The announcement from FIFA that the Australia-New Zealand bid had won selection for the 2023 women’s World Cup has sent the football community over the moon.
The Socceroos squad selected to play South Korea was thoroughly average. Graham Arnold needs to do better than that for 2022.
While they held their own against one of the top teams in Asia, they never really managed to be a serious threat. Australia had only six shots on goal with just one on target while South Korea managed just four shots on goal with two on target.
This result fits into the pattern already seen in both the Russian World Cup and the Asian Cup in the UAE.
In Russia the Socceroos failed to score a single goal in open play from their three group-stage matches, while in the UAE they failed to score in three of their five games. That’s simply not good enough, nor is the result against South Korea.
In addition to the poor goalscoring record there is also the same issue of recycling the same old players who have already been tried and who have repeatedly failed. Most of them are over 25 and some of have previously played under Graham Arnold, yet he still went back to them anyway.
If he wants to keep his job, Arnold will need to select a much stronger team. It’s hard to say from this far out who should make the squad for Qatar, but I’ll have a go based upon the best available information I can find.
Starting at the pointy end with the strikers, there are several players to choose from.
Martin Boyle has already proven himself with the Socceroos and would be most people’s favourite for the role, while Mathew Leckie is also in the mix and is often brought up in these discussions. If you’re looking to the future, you have John Iredale, Moudi Najjar and Nikodah Smith, all of whom are strong contenders.

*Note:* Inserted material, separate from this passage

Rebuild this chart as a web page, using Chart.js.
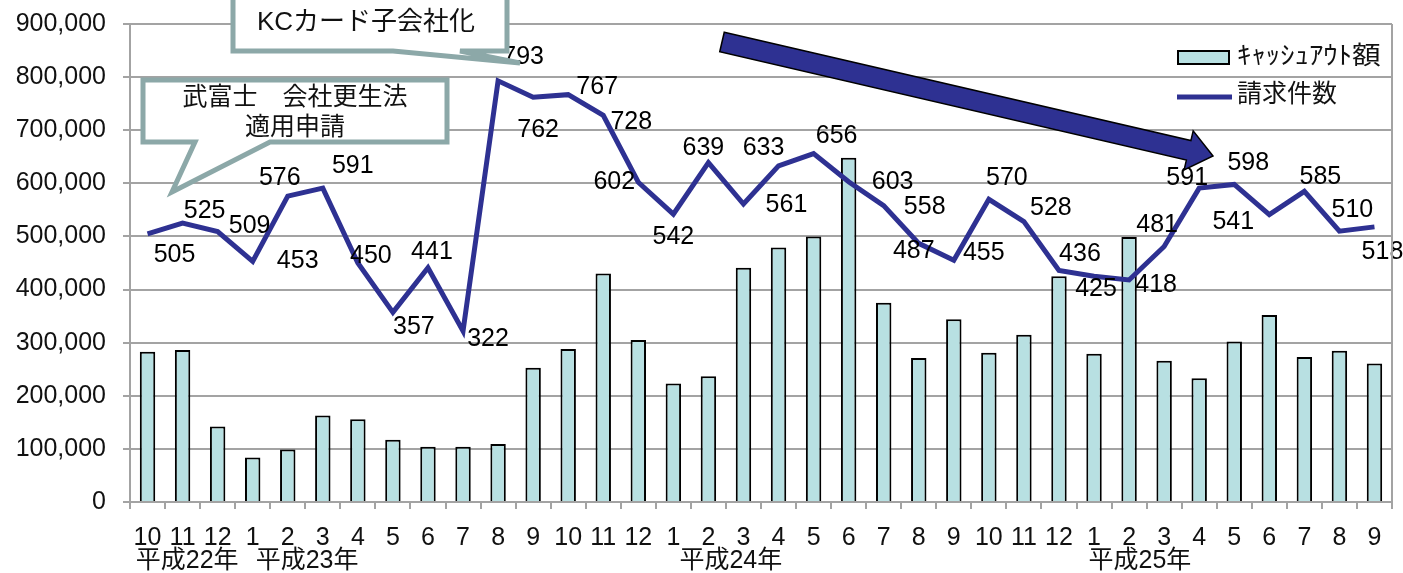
<!DOCTYPE html>
<html lang="ja">
<head>
  <meta charset="UTF-8">
  <title>キャッシュアウト額と請求件数</title>
  <script src="https://cdn.jsdelivr.net/npm/chart.js"></script>
  <style>
    body { margin: 0; background: #fff; }
  </style>
</head>
<body>
  <canvas id="chart" width="1403" height="573"></canvas>

  <script>
    // months from 平成22年10月 to 平成25年9月
    const months = ['10', '11', '12',
      '1', '2', '3', '4', '5', '6', '7', '8', '9', '10', '11', '12',
      '1', '2', '3', '4', '5', '6', '7', '8', '9', '10', '11', '12',
      '1', '2', '3', '4', '5', '6', '7', '8', '9'];
    const yearLabels = ['平成22年', '平成23年', '平成24年', '平成25年'];
    const yearAt = [1.13, 4.55, 16.64, 28.31];   // category position of each year label

    // キャッシュアウト額 (bars)
    const cashOut = [283000, 286000, 142000, 84000, 99000, 163000, 156000, 117000, 104000, 104000,
      109000, 253000, 288000, 430000, 305000, 223000, 237000, 441000, 479000, 500000,
      648000, 375000, 271000, 344000, 281000, 315000, 425000, 279000, 499000, 266000,
      233000, 302000, 352000, 273000, 285000, 261000];

    // 請求件数 (line, in thousands)
    const claims = [505, 525, 509, 453, 576, 591, 450, 357, 441, 322,
      793, 762, 767, 728, 602, 542, 639, 561, 633, 656,
      603, 558, 487, 455, 570, 528, 436, 425, 418, 481,
      591, 598, 541, 585, 510, 518];

    const yTicks = [0, 100000, 200000, 300000, 400000, 500000, 600000, 700000, 800000, 900000];

    // where each value label sits relative to its point
    const labelOffsets = [
      [27, 21], [22, -12], [32, -6], [45, 0], [-8, -18], [30, -22], [13, -7], [21, 15], [4, -16], [25, 8],
      [25, -24], [5, 33], [29, -8], [28, 7], [-24, 0], [0, 23], [-5, -15], [43, 1], [-15, -18], [23, -17],
      [44, 0], [41, 1], [-5, 8], [30, -7], [18, -21], [27, -13], [21, -16], [2, 13], [27, 5], [-7, -21],
      [-12, -10], [14, -21], [-36, 7], [16, -14], [13, -21], [8, 25]
    ];

    const FONT = '"Liberation Sans", "Noto Sans CJK JP", sans-serif';
    const BAR_COLOR = '#b8e0e2';
    const LINE_COLOR = '#2e3192';
    const GRID = '#a3a3a3';
    const CALLOUT = '#8ca8a8';

    function drawCallout(ctx, pts, lines, cx, cy, lh) {
      ctx.beginPath();
      pts.forEach(([x, y], i) => i ? ctx.lineTo(x, y) : ctx.moveTo(x, y));
      ctx.closePath();
      ctx.fillStyle = '#fff';
      ctx.fill();
      ctx.lineWidth = 5;
      ctx.lineJoin = 'miter';
      ctx.strokeStyle = CALLOUT;
      ctx.stroke();
      ctx.fillStyle = '#111';
      ctx.textAlign = 'center';
      ctx.textBaseline = 'middle';
      lines.forEach((t, i) => ctx.fillText(t, cx, cy + i * lh));
    }

    function drawArrow(ctx, sx, sy, tx, ty, half, headLen, headHalf) {
      const len = Math.hypot(tx - sx, ty - sy);
      const dx = (tx - sx) / len, dy = (ty - sy) / len;
      const nx = -dy, ny = dx;
      const bx = tx - dx * headLen, by = ty - dy * headLen;
      ctx.beginPath();
      ctx.moveTo(sx - nx * half, sy - ny * half);
      ctx.lineTo(bx - nx * half, by - ny * half);
      ctx.lineTo(bx - nx * headHalf, by - ny * headHalf);
      ctx.lineTo(tx, ty);
      ctx.lineTo(bx + nx * headHalf, by + ny * headHalf);
      ctx.lineTo(bx + nx * half, by + ny * half);
      ctx.lineTo(sx + nx * half, sy + ny * half);
      ctx.closePath();
      ctx.fillStyle = LINE_COLOR;
      ctx.fill();
      ctx.lineWidth = 1.5;
      ctx.strokeStyle = '#000';
      ctx.stroke();
    }

    const overlay = {
      id: 'overlay',
      afterDatasetsDraw(chart) {
        const ctx = chart.ctx;
        const meta = chart.getDatasetMeta(1);
        ctx.save();
        ctx.font = '25px ' + FONT;
        ctx.fillStyle = '#000';
        ctx.textAlign = 'center';
        ctx.textBaseline = 'middle';
        meta.data.forEach((pt, i) => {
          const [dx, dy] = labelOffsets[i];
          ctx.fillText(String(claims[i]), pt.x + dx, pt.y + dy);
        });
        ctx.restore();
      },
      afterDraw(chart) {
        const ctx = chart.ctx;
        const area = chart.chartArea;
        const x = chart.scales.x;
        ctx.save();

        // right frame line
        ctx.strokeStyle = GRID;
        ctx.lineWidth = 2;
        ctx.beginPath();
        ctx.moveTo(area.right, area.top);
        ctx.lineTo(area.right, area.bottom);
        ctx.stroke();

        // year labels under the months
        ctx.font = '25px ' + FONT;
        ctx.fillStyle = '#111';
        ctx.textAlign = 'center';
        ctx.textBaseline = 'middle';
        yearLabels.forEach((t, i) => ctx.fillText(t, x.getPixelForValue(yearAt[i]), 561));

        // legend
        const ds = chart.data.datasets;
        ctx.fillStyle = BAR_COLOR;
        ctx.fillRect(1178, 51, 51, 13);
        ctx.strokeStyle = '#000';
        ctx.lineWidth = 2;
        ctx.strokeRect(1178, 51, 51, 13);
        ctx.strokeStyle = LINE_COLOR;
        ctx.lineWidth = 5;
        ctx.beginPath();
        ctx.moveTo(1177, 97);
        ctx.lineTo(1232, 97);
        ctx.stroke();
        ctx.fillStyle = '#111';
        ctx.textAlign = 'left';
        // the half-width label is a little wider in the original font
        ctx.save();
        ctx.translate(1237, 57);
        ctx.scale(1.15, 1);
        ctx.fillText(ds[0].label, 0, 0);
        ctx.restore();
        ctx.fillText(ds[1].label, 1237, 95);

        // callouts
        ctx.font = '26px ' + FONT;
        drawCallout(ctx, [[233, -10], [507, -10], [507, 51], [460, 51], [520, 63], [393, 51], [233, 51]],
          ['KCカード子会社化'], 366, 23, 0);
        ctx.font = '25px ' + FONT;
        drawCallout(ctx, [[143, 80], [447, 80], [447, 142], [270, 142], [172, 192], [195, 142], [143, 142]],
          ['武富士　会社更生法', '適用申請'], 295, 98, 30);

        // trend arrow
        drawArrow(ctx, 722, 42, 1213, 156, 10, 25, 20);
        ctx.restore();
      }
    };

    new Chart(document.getElementById('chart'), {
      type: 'bar',
      data: {
        labels: months,
        datasets: [{
          label: 'ｷｬｯｼｭｱｳﾄ額',
          data: cashOut,
          backgroundColor: BAR_COLOR,
          borderColor: '#000',
          borderWidth: 2,
          barPercentage: 0.44,
          categoryPercentage: 1,
          order: 1
        }, {
          type: 'line',
          label: '請求件数',
          data: claims.map(v => v * 1000),
          borderColor: LINE_COLOR,
          borderWidth: 5,
          pointRadius: 0,
          tension: 0,
          borderJoinStyle: 'miter',
          order: 0
        }]
      },
      options: {
        responsive: false,
        animation: false,
        layout: { padding: { top: 24, right: 11, left: 0, bottom: 0 } },
        plugins: {
          legend: { display: false },
          tooltip: { enabled: false }
        },
        scales: {
          x: {
            afterFit(scale) { scale.height = 71; },
            grid: { drawOnChartArea: false, drawTicks: true, tickLength: 7, color: GRID, lineWidth: 2 },
            border: { color: GRID, width: 2 },
            ticks: {
              autoSkip: false, maxRotation: 0, padding: 17, color: '#111',
              font: { family: FONT, size: 25, lineHeight: 1 }
            }
          },
          y: {
            min: 0,
            max: yTicks[yTicks.length - 1],
            afterFit(scale) {
              scale.width = 130;
              scale.paddingTop = 0;
              scale.paddingBottom = 0;
            },
            afterBuildTicks(scale) { scale.ticks = yTicks.map(v => ({ value: v })); },
            grid: { color: GRID, lineWidth: 2, tickLength: 7 },
            border: { color: GRID, width: 2 },
            ticks: {
              padding: 17, color: '#111',
              font: { family: FONT, size: 25 },
              callback: v => v.toLocaleString('en-US')
            }
          }
        }
      },
      plugins: [overlay]
    });
  </script>
</body>
</html>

In the attacking three there are a swathe of players from whom to choose.
These options include Daniel Arzani, Reno Piscopo, Tyrese Francois, Alexander Robertson, Awer Mabil, Chris Ikonomidis, Ramy Najjarine, Denis Genreau, Ben Folami and Tom Rogic. The best dribblers from this group are probably Arzani, Piscopo, Francois and Najjarine.
Behind them in the double pivot there are several options in contention.
Among these are Aaron Mooy, Mustafa Amini, Sebastian Pasquali, Masimo Luongo and Riley McGree, and Cian Cuba might pop up as a complete outsider. Cuba seems to have a lot of talent and would have to be among the top ten dribblers in Australia going by his highlights video, but he hasn’t yet made it into an A-League side for whatever reason. If he does secure a contract before the World Cup, he might just make the extended squad.
When it comes to the defensive line, they’re going to leak goals no matter who you choose, so I’ll try something different and say Aziz Behich, Mile Jedinak, Mustafa Amini and Josh Risdon. But I still have to narrow down the other lines first to get to a starting line-up.
At the tip of the spear it’s a toss-up between Boyle and Leckie. Of the two, Leckie is the better dribbler but Boyle is better at cleaning up the scraps and finishing, which is where the Socceroos often fall down. Iredale, Najjar and Smith are all well in contention but are largely unknown quantities and aren’t as creative. Out of all of them I’d go with Boyle as striker.
In the attacking three there are more options to choose from. The best four dribblers among them are Arzani, Piscopo, Francois and Najjarine. The two I would definitely pick are Arzani and Francois, who are the two best dribblers in Australia, which leaves a choice between Piscopo and Najjarine. I don’t know enough about Najjarine as a newcomer, so I’ll pick Piscopo, who played for Inter Milan’s youth side and who Graham Arnold praised as being “Arzani-like”.
Moving on to the double pivot and there’s a bit more to think about. The three known quantities are Mooy, Luongo and Amini, while Pasquali and McGree are newbies and Cuba could be a dark horse. Any of these players would make a good combination, but the best choice would be Mooy for his experience in the EPL and Pasquali for his vision, passing and technical skills.
Putting it all together the best line-up would be as follows:
Reno Piscopo, Tyrese Francois, Daniel Arzani
Aaron Mooy, Sebastian Pasquali
Aziz Behich, Mile Jedinak, Mustafa Amini, Josh Risdon
The weakest part of the chain is in defence, but in the front six things are much stronger, particularly in the attacking three, where we have some world-class dribblers.
This would make a very strong line-up for Qatar and I’d give them a good chance of making it out of the group stage – so long as Graham Arnold chooses them or players quite similar, that is.